On Mon, 24 Nov 2014 08:22:29 +1100
Charlie <ariestao@ipstarmail.com.au> wrote:

> 
> In a different email, under the heading: Re: Installing an Alternative
> Init? Andrei posted this in part:
> 
> [quote] A package not properly cleaning after itself on purge is
> generally considered a bug in Debian, severity depending on the impact,
> of course. [end quote]
> 
> I suppose this is literal, just that package?

Yup. You should be able to remove every package installed, unless it's
marked 'Essential'. You can remove those too, yet you'll likely (*very*)
break your system.

And if you're unable to remove a package using apt or aptitude - that's
a bug. Both apt and aptitude can leave package's dependencies in place
if asked to do so, and that's not a bug.


> Because I have install a package which also pulled in some
> dependencies.
> 
> Upon purging it, because it didn't suit the purpose of what I wanted to
> do. It purged itself, but left the dependencies on the system.

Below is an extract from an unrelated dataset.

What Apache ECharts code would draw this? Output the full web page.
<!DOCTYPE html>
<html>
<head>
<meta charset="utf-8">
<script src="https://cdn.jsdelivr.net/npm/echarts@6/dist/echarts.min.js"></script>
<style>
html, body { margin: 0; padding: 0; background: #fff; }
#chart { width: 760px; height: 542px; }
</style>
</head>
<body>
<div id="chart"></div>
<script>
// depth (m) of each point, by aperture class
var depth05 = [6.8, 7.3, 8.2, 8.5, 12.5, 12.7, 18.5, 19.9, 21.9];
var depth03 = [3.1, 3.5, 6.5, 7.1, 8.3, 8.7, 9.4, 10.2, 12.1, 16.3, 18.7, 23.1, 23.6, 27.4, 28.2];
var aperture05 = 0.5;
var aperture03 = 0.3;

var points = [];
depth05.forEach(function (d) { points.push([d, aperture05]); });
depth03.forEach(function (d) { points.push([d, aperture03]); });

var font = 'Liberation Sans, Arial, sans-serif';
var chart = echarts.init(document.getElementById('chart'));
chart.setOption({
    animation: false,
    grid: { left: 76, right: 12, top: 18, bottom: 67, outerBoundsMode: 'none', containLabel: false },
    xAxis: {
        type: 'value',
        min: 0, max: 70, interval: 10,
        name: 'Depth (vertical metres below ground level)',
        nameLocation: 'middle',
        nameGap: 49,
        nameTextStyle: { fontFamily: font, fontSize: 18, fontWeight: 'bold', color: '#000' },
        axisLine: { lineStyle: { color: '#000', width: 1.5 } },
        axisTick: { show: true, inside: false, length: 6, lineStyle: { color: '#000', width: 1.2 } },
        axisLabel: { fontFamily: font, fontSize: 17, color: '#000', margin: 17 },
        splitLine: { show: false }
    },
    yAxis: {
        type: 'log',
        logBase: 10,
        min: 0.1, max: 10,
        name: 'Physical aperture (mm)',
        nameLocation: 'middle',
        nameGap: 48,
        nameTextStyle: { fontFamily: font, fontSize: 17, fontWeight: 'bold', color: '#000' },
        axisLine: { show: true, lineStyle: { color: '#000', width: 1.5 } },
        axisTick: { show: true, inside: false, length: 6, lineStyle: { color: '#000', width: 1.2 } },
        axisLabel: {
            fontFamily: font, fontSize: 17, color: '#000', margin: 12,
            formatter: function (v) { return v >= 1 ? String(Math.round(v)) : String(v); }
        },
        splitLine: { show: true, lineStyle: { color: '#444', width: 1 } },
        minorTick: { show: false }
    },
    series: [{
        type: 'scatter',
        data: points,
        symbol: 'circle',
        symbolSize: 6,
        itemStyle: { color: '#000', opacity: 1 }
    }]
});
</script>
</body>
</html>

And the tool you've used for this was?


> I can only suppose this is what is supposed to happen? I backtracked and
> found them, purging each in turn.
> 
> I also suppose this is what's supposed to happen?

Depends on the tool. And its invocation.


> Or is there some command using apt-get that allows me to purge a
> package and the dependencies it pulled in as well?

This should do the trick:

apt-get autoremove --purge <package_here>


Unless, of course, some of package's dependencies are considered
special, and marked as manually-installed by apt (see #719417).
In the last case you'll likely want to install and use deborphan.